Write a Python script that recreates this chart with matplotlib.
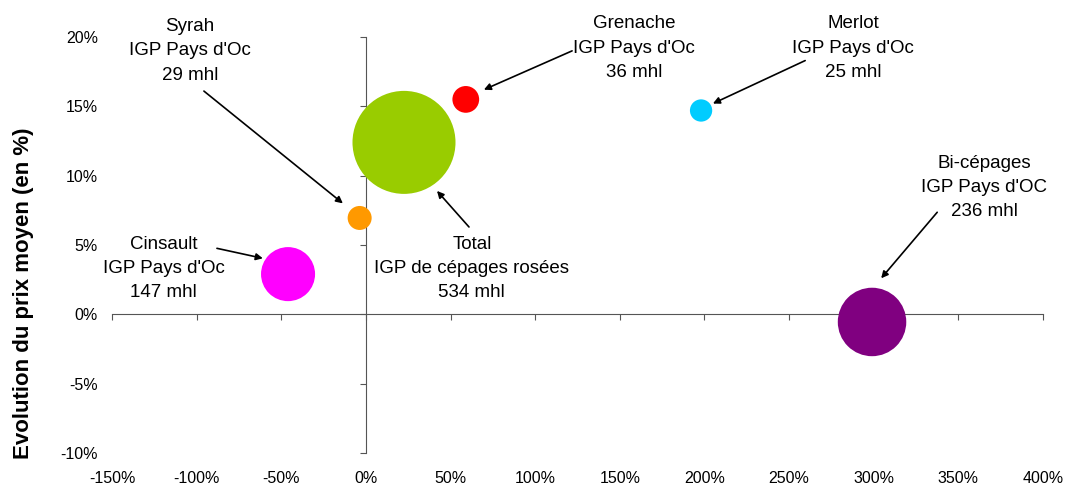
import matplotlib.pyplot as plt
from matplotlib.ticker import FuncFormatter

plt.rcParams['font.family'] = ['Liberation Sans', 'DejaVu Sans']

# bubble data: evolution of volume (x, %), evolution of average price (y, %), volume (mhl)
names = ["Syrah", "Grenache", "Merlot", "Total", "Cinsault", "Bi-cépages"]
vol_change = [-3.7, 59, 198, 22.5, -46, 299]
price_change = [6.95, 15.5, 14.7, 12.4, 2.9, -0.55]
volumes = [29, 36, 25, 534, 147, 236]
colors = ["#FF9900", "#FF0000", "#00CCFF", "#99CC00", "#FF00FF", "#800080"]

labels = [
    "Syrah\nIGP Pays d'Oc\n29 mhl",
    "Grenache\nIGP Pays d'Oc\n36 mhl",
    "Merlot\nIGP Pays d'Oc\n25 mhl",
    "Total\nIGP de cépages rosées\n534 mhl",
    "Cinsault\nIGP Pays d'Oc\n147 mhl",
    "Bi-cépages\nIGP Pays d'OC\n236 mhl",
]
# label centre, arrow start, arrow tip (data coords)
label_pos = [(-104, 19.0), (158.4, 19.2), (287.8, 19.2), (62.6, 3.3), (-119.4, 3.3), (365.2, 9.16)]
arrow_from = [(-95.7, 16.1), (121.8, 19.0), (259.5, 18.3), (60.9, 6.3), (-88, 4.76), (337.5, 7.36)]
arrow_to = [(-13.6, 8.0), (69.7, 16.2), (205, 15.2), (42, 8.9), (-60.9, 4.04), (304.4, 2.6)]

xticks = list(range(-150, 401, 50))
yticks = list(range(-10, 21, 5))

W, H = 1067, 488
fig = plt.figure(figsize=(W / 100, H / 100), dpi=100)
rect = [112 / W, 1 - 453 / H, (1043 - 112) / W, (453 - 37) / H]

# axes with the crossing axis lines at zero
ax = fig.add_axes(rect)
ax.set_xlim(-150, 400)
ax.set_ylim(-10, 20)
axis_col = "#555555"
for side in ["top", "right"]:
    ax.spines[side].set_visible(False)
ax.spines["left"].set_position(("data", 0))
ax.spines["bottom"].set_position(("data", 0))
ax.spines["left"].set_color(axis_col)
ax.spines["bottom"].set_color(axis_col)
ax.set_xticks(xticks)
ax.set_yticks(yticks)
ax.tick_params(axis="both", direction="out", length=4, color=axis_col,
               labelbottom=False, labelleft=False)

# overlay axes carrying the tick labels at the edges
ax2 = fig.add_axes(rect, sharex=ax, sharey=ax)
ax2.patch.set_visible(False)
for s in ax2.spines.values():
    s.set_visible(False)
ax2.tick_params(axis="x", length=0, labelsize=11.5, pad=13)
ax2.tick_params(axis="y", length=0, labelsize=11.5, pad=10)
pct = FuncFormatter(lambda v, p: f"{v:.0f}%")
ax2.xaxis.set_major_formatter(pct)
ax2.yaxis.set_major_formatter(pct)
ax2.set_ylabel("Evolution du prix moyen (en %)", fontsize=16, fontweight="bold")
ax2.yaxis.set_label_coords(-0.084, 0.385)

sizes = [10.3 * v for v in volumes]
ax.scatter(vol_change, price_change, s=sizes, c=colors, linewidths=0, zorder=3, clip_on=False)

for lab, lp, af, at in zip(labels, label_pos, arrow_from, arrow_to):
    ax.text(lp[0], lp[1], lab, ha="center", va="center", fontsize=13.5, linespacing=1.55)
    ax.annotate("", xy=at, xytext=af,
                arrowprops=dict(arrowstyle="-|>", color="black", lw=1.2,
                                mutation_scale=10, shrinkA=0, shrinkB=0))

fig.savefig("out.png", dpi=100)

§ §

TASK DIRECTIONS:
Everything from the first line of the listing above through the line that contains "plt.rcParams['font.family'] = ['Liberation" is to be restated word for word, minus the pictures.

OUTPUT BELOW:
Write a Python script that recreates this chart with matplotlib.
import matplotlib.pyplot as plt
from matplotlib.ticker import FuncFormatter

plt.rcParams['font.family'] = ['Liberation Sans', 'DejaVu Sans']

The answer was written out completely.